Рубен Давид Гонсалес Гальего. Я сижу на берегу. - СПб.: Лимбус Пресс, 2005, 368 с.
Два года назад Рубен Давид Гонсалес Гальего взорвал Букеровскую премию своей дебютной автобиографической повестью "Белое на черном". В отличие от подавляющего большинства остальных букеровских лауреатов - его читали. Читали - и долго шевелили потом челюстями, пытаясь выдохнуть, выразить, извергнуть прочитанное.
Речь там шла о жизни и смерти детей-инвалидов в специальных детских домах. Написано было скупо: главный ответ - на вопрос "что", а не "как". На фоне жеманной литературщины последних лет, исстрадавшейся "в поисках героя" (и вообще хоть чего-нибудь), повесть действовала на читателей, как флакон нашатыря. Всякие постмодернистские глупости о соотношении в тексте "этического" и "эстетического" надежно вылетали из головы: жизнь - важнее. Даже критики подравнялись и присмирели: было ясно - эта книга обойдется без их "авторитетного мнения". Ясно это было и букеровскому жюри.
Новая книга Рубена Давида Гонсалеса Гальего издана заметным для "хорошей литературы" стартовым тиражом
10 000 экземпляров без всяких там маркетинговых наклеек "лауреат Букеровской премии 2003 года" - имя само работает. В том числе - против автора. Всем ведь ясно, что вторая книга снова будет "про это".
А первый шок от столкновения с материалом уже прошел. Значит, нужно ставить перед собой какую-то сверхзадачу.
И Гальего решил "сделать красиво".
Книга "Я сижу на берегу┘" (начальная строчка из известного шуточного четверостишия) исполнена в традициях доброго старого модернизма середины прошлого века. Три части.
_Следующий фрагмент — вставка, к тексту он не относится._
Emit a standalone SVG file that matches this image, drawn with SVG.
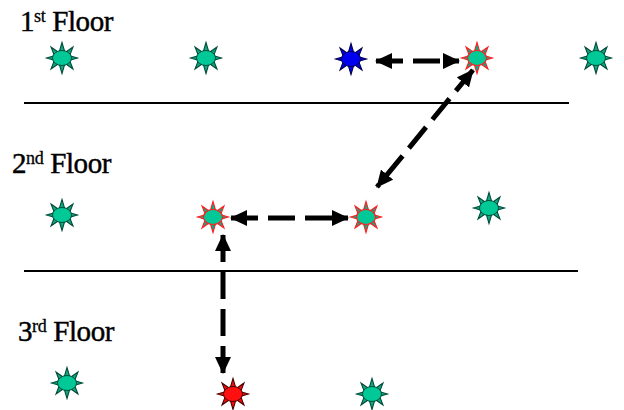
<svg xmlns="http://www.w3.org/2000/svg" width="624" height="410" viewBox="0 0 624 410">
<style>
.lbl{font-size:29px;fill:#000;stroke:#000;stroke-width:0.45;letter-spacing:-0.4px}
.sup{font-size:18px;stroke-width:0.3}
.floor{stroke:#000;stroke-width:2;fill:none}
.conn{stroke:#000;stroke-width:5;fill:none;stroke-dasharray:27 10}
.spk{stroke-width:1.1;stroke-linejoin:miter}
.teal .spk{fill:#12a684;stroke:#004d3a}
.teal ellipse{fill:#00c896;stroke:#004d3a;stroke-width:1}
.redo .spk{fill:#12a684;stroke:#ff2020}
.redo ellipse{fill:#00c896;stroke:#ff2020;stroke-width:1.2}
.blue .spk{fill:#0000ee;stroke:#000050}
.blue ellipse{fill:#0000ee;stroke:#000050;stroke-width:1}
.red .spk{fill:#ee1010;stroke:#500000}
.red ellipse{fill:#ff1010;stroke:#500000;stroke-width:1}
</style>
<defs>
<polygon id="stp" points="8.6,-2.05 15.5,0 8.6,2.05 7.95,3.29 10.96,10.96 4.22,6.18 2.63,6.69 0,15.5 -2.63,6.69 -4.22,6.18 -10.96,10.96 -7.95,3.29 -8.6,2.05 -15.5,0 -8.6,-2.05 -7.95,-3.29 -10.96,-10.96 -4.22,-6.18 -2.63,-6.69 0,-15.5 2.63,-6.69 4.22,-6.18 10.96,-10.96 7.95,-3.29"/>
<marker id="ah" viewBox="0 0 17 16" refX="16" refY="8" markerWidth="17" markerHeight="16" markerUnits="userSpaceOnUse" orient="auto-start-reverse">
<path d="M0,0 L17,8 L0,16 Z" fill="#000"/>
</marker>
</defs>

<g id="labels" font-family="Liberation Serif, DejaVu Serif, serif">
<text class="lbl" x="20" y="31">1<tspan class="sup" dy="-9">st</tspan><tspan dy="9"> Floor</tspan></text>
<text class="lbl" x="12" y="173">2<tspan class="sup" dy="-9">nd</tspan><tspan dy="9"> Floor</tspan></text>
<text class="lbl" x="18" y="341">3<tspan class="sup" dy="-9">rd</tspan><tspan dy="9"> Floor</tspan></text>
</g>

<g id="floors">
<line class="floor" x1="24" y1="103" x2="569" y2="103"/>
<line class="floor" x1="24" y1="271" x2="578" y2="271"/>
</g>

<g id="n1a" class="teal" transform="translate(62,58)"><use href="#stp" class="spk"/><ellipse rx="9.5" ry="7.5"/></g>
<g id="n1b" class="teal" transform="translate(206,58)"><use href="#stp" class="spk"/><ellipse rx="9.5" ry="7.5"/></g>
<g id="n1c" class="blue" transform="translate(351,59)"><use href="#stp" class="spk"/><ellipse rx="9.5" ry="7.5"/></g>
<g id="n1d" class="redo" transform="translate(477,58)"><use href="#stp" class="spk"/><ellipse rx="9.5" ry="7.5"/></g>
<g id="n1e" class="teal" transform="translate(596,58)"><use href="#stp" class="spk"/><ellipse rx="9.5" ry="7.5"/></g>

<g id="n2a" class="teal" transform="translate(62,215)"><use href="#stp" class="spk"/><ellipse rx="9.5" ry="7.5"/></g>
<g id="n2b" class="redo" transform="translate(213,217)"><use href="#stp" class="spk"/><ellipse rx="9.5" ry="7.5"/></g>
<g id="n2c" class="redo" transform="translate(366,217)"><use href="#stp" class="spk"/><ellipse rx="9.5" ry="7.5"/></g>
<g id="n2d" class="teal" transform="translate(489,208)"><use href="#stp" class="spk"/><ellipse rx="9.5" ry="7.5"/></g>

<g id="n3a" class="teal" transform="translate(67,383)"><use href="#stp" class="spk"/><ellipse rx="9.5" ry="7.5"/></g>
<g id="n3b" class="red" transform="translate(233,394)"><use href="#stp" class="spk"/><ellipse rx="9.5" ry="7.5"/></g>
<g id="n3c" class="teal" transform="translate(372,394)"><use href="#stp" class="spk"/><ellipse rx="9.5" ry="7.5"/></g>

<g id="connectors">
<path class="conn" d="M376,61 L459,61" marker-start="url(#ah)" marker-end="url(#ah)"/>
<path class="conn" d="M473,70 L377,187" marker-start="url(#ah)" marker-end="url(#ah)"/>
<path class="conn" d="M231,218 L348,218" marker-start="url(#ah)" marker-end="url(#ah)"/>
<path class="conn" d="M223,235 L223,373" marker-start="url(#ah)" marker-end="url(#ah)"/>
</g>
</svg>
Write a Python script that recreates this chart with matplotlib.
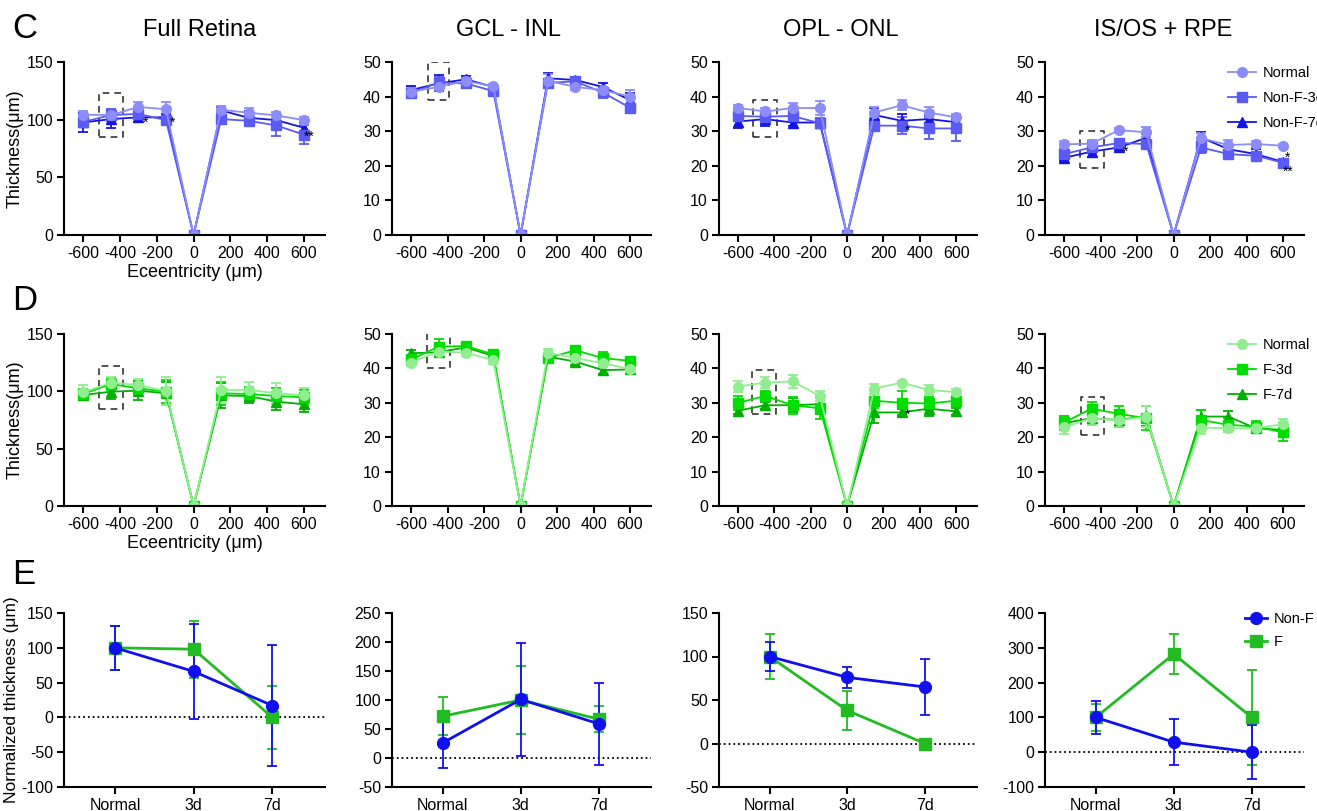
import matplotlib
matplotlib.use('Agg')
import matplotlib.pyplot as plt
import numpy as np

plt.rcParams['font.family'] = ['Liberation Sans', 'DejaVu Sans']
plt.rcParams['axes.unicode_minus'] = False

# eccentricity positions (um)
ecc = [-600, -450, -300, -150, 0, 150, 300, 450, 600]
titles = ['Full Retina', 'GCL - INL', 'OPL - ONL', 'IS/OS + RPE']

# row C : Non-F groups  (Normal, Non-F-3d, Non-F-7d)
c_normal = [[104.3, 104, 111, 109, 0, 108.6, 106, 103.7, 99.6],
            [41.4, 42.8, 44.5, 43, 0, 44.6, 42.8, 41.9, 40],
            [36.7, 35.7, 36.7, 36.7, 0, 35.4, 37.5, 35.4, 34],
            [26.2, 26.4, 30.3, 29.7, 0, 28, 26, 26.3, 25.8]]
c_normal_err = [[3, 3, 4, 6, 0, 3, 4, 3, 3],
                [1, 1, 1, 0.5, 0, 2, 1, 1, 2],
                [1, 1, 1.5, 2, 0, 1.5, 1.5, 1.5, 1],
                [1, 1, 0.5, 1.5, 0, 1.5, 1.5, 1, 0.5]]
c_3d = [[98, 104, 105, 99.6, 0, 100.5, 99, 95, 87],
        [41, 44.1, 43.8, 41.6, 0, 44, 44.4, 41.2, 36.8],
        [34.4, 34.2, 34.4, 32.3, 0, 31.6, 31.6, 30.8, 30.8],
        [23.4, 25.3, 26.6, 26.3, 0, 25.3, 23.4, 22.9, 20.9]]
c_3d_err = [[4, 5, 3, 3, 0, 3, 4, 9, 8],
            [1, 1.5, 1, 0.5, 0, 1, 1, 1.5, 1],
            [1.5, 1.5, 1.5, 1.5, 0, 1, 2.5, 3, 3.5],
            [1.5, 1.5, 1, 1, 0, 1.5, 1, 1, 0.8]]
c_7d = [[97.6, 100.5, 102, 102, 0, 108, 101.6, 99.6, 93],
        [41.9, 43.8, 45, 42.8, 0, 45.3, 44.8, 42.8, 39],
        [32.8, 33.5, 32.5, 32.5, 0, 34.7, 33, 33.5, 32.6],
        [22.3, 24.1, 25.3, 28.1, 0, 28.2, 24.8, 23.4, 21.1]]
c_7d_err = [[8, 8, 4, 3, 0, 3, 6, 4, 4],
            [1.3, 2.3, 1, 0.5, 0, 1.5, 1, 1, 2],
            [2, 2, 1, 1, 0, 2, 2, 1, 1],
            [0.8, 1.5, 0.8, 1, 0, 1.5, 1, 1.5, 0.8]]

# row D : F groups (Normal, F-3d, F-7d)
d_normal = [[99.1, 107.6, 105.5, 100.3, 0, 101.2, 101.2, 98.3, 96.5],
            [41.7, 44.9, 44.6, 42.4, 0, 44.6, 43, 41.5, 39.8],
            [34.7, 35.9, 36.2, 32, 0, 34.1, 35.9, 33.7, 33.1],
            [22.9, 25.5, 24.9, 26, 0, 22.8, 22.6, 22.6, 23.8]]
d_normal_err = [[6, 5, 5, 12, 0, 11, 7, 9, 6],
                [1, 1, 1, 1, 0, 1, 1, 1, 1],
                [1.5, 1.5, 2, 1.5, 0, 1.5, 0.5, 1.5, 1],
                [2, 2, 2, 3, 0, 2, 1, 1.5, 1.5]]
d_3d = [[97.7, 106.4, 102.6, 99.7, 0, 98.3, 97.7, 95.9, 94.8],
        [42.6, 46.3, 46.5, 44.1, 0, 43, 45.3, 43, 42.2],
        [30, 32, 29.3, 28.4, 0, 30.6, 30, 29.8, 30.6],
        [24.3, 28.3, 26.8, 25.5, 0, 25, 23.6, 23.1, 21.4]]
d_3d_err = [[4, 5, 5, 10, 0, 10, 6, 7, 6],
            [1, 2.3, 1, 1.3, 0, 1, 1, 1.7, 1],
            [2, 1.5, 2.5, 3, 0, 2, 3.5, 2, 1.5],
            [2, 2, 2.2, 3.5, 0, 3, 2, 1.5, 2.5]]
d_7d = [[96.8, 99.7, 100.6, 98.3, 0, 96.5, 95.9, 91, 88.7],
        [44.4, 44.7, 46.1, 43.6, 0, 43.4, 42, 39.5, 39.7],
        [27.7, 29.3, 29.3, 29.6, 0, 27.2, 27.2, 28.3, 27.5],
        [24.1, 25.5, 25, 26.2, 0, 26, 26, 22.6, 22.1]]
d_7d_err = [[4, 6, 8, 10, 0, 11, 6, 7, 7],
            [1, 1, 1, 1, 0, 1, 1, 1, 1],
            [1, 1, 2, 3, 0, 3, 1, 2, 1],
            [2, 1.5, 2, 3, 0, 2, 1.5, 1.5, 2]]

# row E : normalized thickness
e_groups = ['Normal', '3d', '7d']
e_nonf = [[100, 66, 17], [26, 101, 59], [100, 76, 65], [100, 29, 0]]
e_nonf_err = [[32, 68, 87], [43, 97, 71], [17, 12, 32], [47, 66, 78]]
e_f = [[100, 98, 0], [72, 100, 67], [100, 38, 0], [100, 282, 100]]
e_f_err = [[32, 41, 45], [33, 58, 23], [26, 22, 0], [39, 57, 137]]
e_ylims = [(-100, 150), (-50, 250), (-50, 150), (-100, 400)]
e_yticks = [50, 50, 50, 100]

W, H = 1317, 811
fig = plt.figure(figsize=(W / 100, H / 100), dpi=100)

def add_ax(x0, x1, ytop, ybot):
    return fig.add_axes([x0 / W, 1 - ybot / H, (x1 - x0) / W, (ybot - ytop) / H])

def style(ax):
    for s in ['top', 'right']:
        ax.spines[s].set_visible(False)
    for s in ['left', 'bottom']:
        ax.spines[s].set_linewidth(1.5)
    ax.tick_params(width=1.5, length=5, labelsize=11.5, pad=3)

cols_x = [(64, 325), (392, 651), (719, 977), (1045, 1304)]
title_x = [200, 509, 841, 1163]

# dashed boxes (x0, x1, y0, y1) around -450
boxes_c = [(-515, -385, 85, 123), (-510, -390, 39, 50), (-519, -388, 28.3, 39), (-514, -384, 19.5, 30.2)]
boxes_d = [(-515, -385, 85, 122), (-515, -389, 40, 52), (-524, -394, 26.7, 39.5), (-510, -380, 20.6, 31.7)]

stars_c = [(0, -262, 97, '*'), (0, -112, 97, '*'), (0, 628, 85, '**'),
           (2, 335, 30, '*'), (3, -262, 24, '*'), (3, 626, 22.4, '*'), (3, 628, 18.2, '**')]
stars_d = [(2, 335, 26.5, '*')]

blue_cols = ['#8c8cfa', '#5a5af5', '#1414e6']
green_cols = ['#90ee90', '#00dd00', '#00b000']

def profile_row(ytop, ybot, normal, nerr, g3, g3err, g7, g7err, cols, labels, boxes, stars):
    for i in range(4):
        ax = add_ax(cols_x[i][0], cols_x[i][1], ytop, ybot)
        style(ax)
        series = [(g7[i], g7err[i], '^', cols[2], labels[2]),
                  (g3[i], g3err[i], 's', cols[1], labels[1]),
                  (normal[i], nerr[i], 'o', cols[0], labels[0])]
        handles = {}
        for y, e, m, c, lab in series:
            h = ax.errorbar(ecc, y, yerr=e, marker=m, color=c, ms=7, lw=1.3,
                            elinewidth=1.3, capsize=3.5, capthick=1.3, label=lab)
            handles[lab] = h[0]
        x0, x1, y0, y1 = boxes[i]
        ax.plot([x0, x1, x1, x0, x0], [y0, y0, y1, y1, y0], ls=(0, (4, 3)), color='#333333', lw=1.2)
        ax.set_xlim(-705, 715)
        ax.set_xticks([-600, -400, -200, 0, 200, 400, 600])
        if i == 0:
            ax.set_ylim(0, 150)
            ax.set_yticks([0, 50, 100, 150])
            ax.set_ylabel('Thickness(μm)', fontsize=13, labelpad=2)
            ax.set_xlabel('Eceentricity (μm)', fontsize=13, labelpad=2)
        else:
            ax.set_ylim(0, 50)
            ax.set_yticks([0, 10, 20, 30, 40, 50])
        if i == 3:
            ax.axhline(0, color='black', ls=':', lw=1.2, zorder=0)
            ax.legend([handles[l] for l in labels], labels, loc='upper left',
                      bbox_to_anchor=(1228 / W, 1 - (ytop + 4) / H),
                      bbox_transform=fig.transFigure, frameon=False, fontsize=10.5,
                      handlelength=1.9, handletextpad=0.45, labelspacing=0.75,
                      borderaxespad=0, borderpad=0)
        for k, sx, sy, s in stars:
            if k == i:
                ax.text(sx, sy, s, fontsize=10, ha='center', va='center')

profile_row(62, 235, c_normal, c_normal_err, c_3d, c_3d_err, c_7d, c_7d_err,
            blue_cols, ['Normal', 'Non-F-3d', 'Non-F-7d'], boxes_c, stars_c)
profile_row(334, 506, d_normal, d_normal_err, d_3d, d_3d_err, d_7d, d_7d_err,
            green_cols, ['Normal', 'F-3d', 'F-7d'], boxes_d, stars_d)

# row E
xe = np.arange(3)
for i in range(4):
    ax = add_ax(cols_x[i][0], cols_x[i][1], 613, 787)
    style(ax)
    ax.axhline(0, color='black', ls=':', lw=1.3, zorder=0)
    hf = ax.errorbar(xe, e_f[i], yerr=e_f_err[i], marker='s', color='#22bb22', ms=8, lw=2,
                     elinewidth=1.3, capsize=3.5, capthick=1.3)
    hn = ax.errorbar(xe, e_nonf[i], yerr=e_nonf_err[i], marker='o', color='#1010ee', ms=8.5, lw=2,
                     elinewidth=1.3, capsize=3.5, capthick=1.3)
    ax.set_xlim(-0.65, 2.67)
    ax.set_xticks(xe)
    ax.set_xticklabels(e_groups)
    ax.set_ylim(*e_ylims[i])
    ax.set_yticks(np.arange(e_ylims[i][0], e_ylims[i][1] + 1, e_yticks[i]))
    if i == 0:
        ax.set_ylabel('Normalized thickness (μm)', fontsize=12.5, labelpad=1)
    if i == 3:
        ax.legend([hn[0], hf[0]], ['Non-F', 'F'], loc='upper left',
                  bbox_to_anchor=(1245 / W, 1 - 612 / H), bbox_transform=fig.transFigure,
                  frameon=False, fontsize=10.5, handlelength=1.5, handletextpad=0.5,
                  labelspacing=0.65, borderaxespad=0, borderpad=0)

# column titles and panel letters
for t, tx in zip(titles, title_x):
    fig.text(tx / W, 1 - 30 / H, t, fontsize=17, ha='center', va='center')
for lab, yy in [('C', 28), ('D', 300), ('E', 575)]:
    fig.text(12 / W, 1 - yy / H, lab, fontsize=25, ha='left', va='center')

fig.savefig('out.png', dpi=100)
Первая и последняя написаны в виде пьесы, пародийно (пародийно ли?) декларирующей собственную философскую многозначительность. Внутри этого обрамления - собственно "мясо": эпическое повествование с медленным и незаметным, как жизнь инвалида, сюжетом. Повествование разбито на самостоятельные главки - у каждой свой отдельный сюжет и своя мораль. Если читать поверх всего этого (как и сделает большинство читателей), получится приблизительно следующее.
Почти полностью парализованный подросток Рубен дружит с еще более беспомощным физически, но обладающим незаурядными умственными способностями подростком Мишей. Им повезло - после специнтерната они оба попали в "хороший" дом престарелых, где обездвиженные не умирают сразу, а живут еще какое-то время. Но чтобы жить, им нужно ежедневно и ежечасно решать множество сложнейших и непонятных нам, здоровым, задач: добыть еду и лекарства, извести поедающих неподвижную плоть тараканов, вскипятить воду в чайнике, справить нужду, достучаться до нянечки. Сопутствующие решению этих задач разговоры Рубена с Мишей напоминают все литературно-философские диалоги сразу - от Платона до Кастанеды, но это не раздражает. Более того - на фоне бытовой фактуры и мастерски исполненных диалогов этого почти не замечаешь.
Лишь некоторые фрагменты автору откровенно не удаются. Скажем, глава "Аминазин", повествующая о том, чего Гальего не видел своими глазами (о пребывании Миши в сумасшедшем доме), выпадает из общего ряда из-за своей ненатуральности, а сцена титанической борьбы Миши с завучем интерната и ночной сиделкой в главе "Футбол" чересчур разжевана и затянута: такие диалоги можно придумать, глядя в потолок вместо сна, но в жизни они вряд ли случаются. Зато "пьеса" (особенно первая ее часть) со всей очевидностью демонстрирует нам еще одну грань писательского таланта Гальего - не удивлюсь, если книга и впрямь будет переделана для театра.
Не уверен, что распутывание сложной формы добавляет что-нибудь существенное к тому беглому поверхностному прочтению, на которое обречен тот, кто проглатывает 350-страничную книгу за ночь. Может быть, и добавляет - не важно. Важно то, что, несмотря на откровенную попытку сделать "литературу" там, где музы должны молчать, а люди молиться, Рубен Гальего не уронил ни своей темы, ни своего мастерства. И книгу эту читать - надо.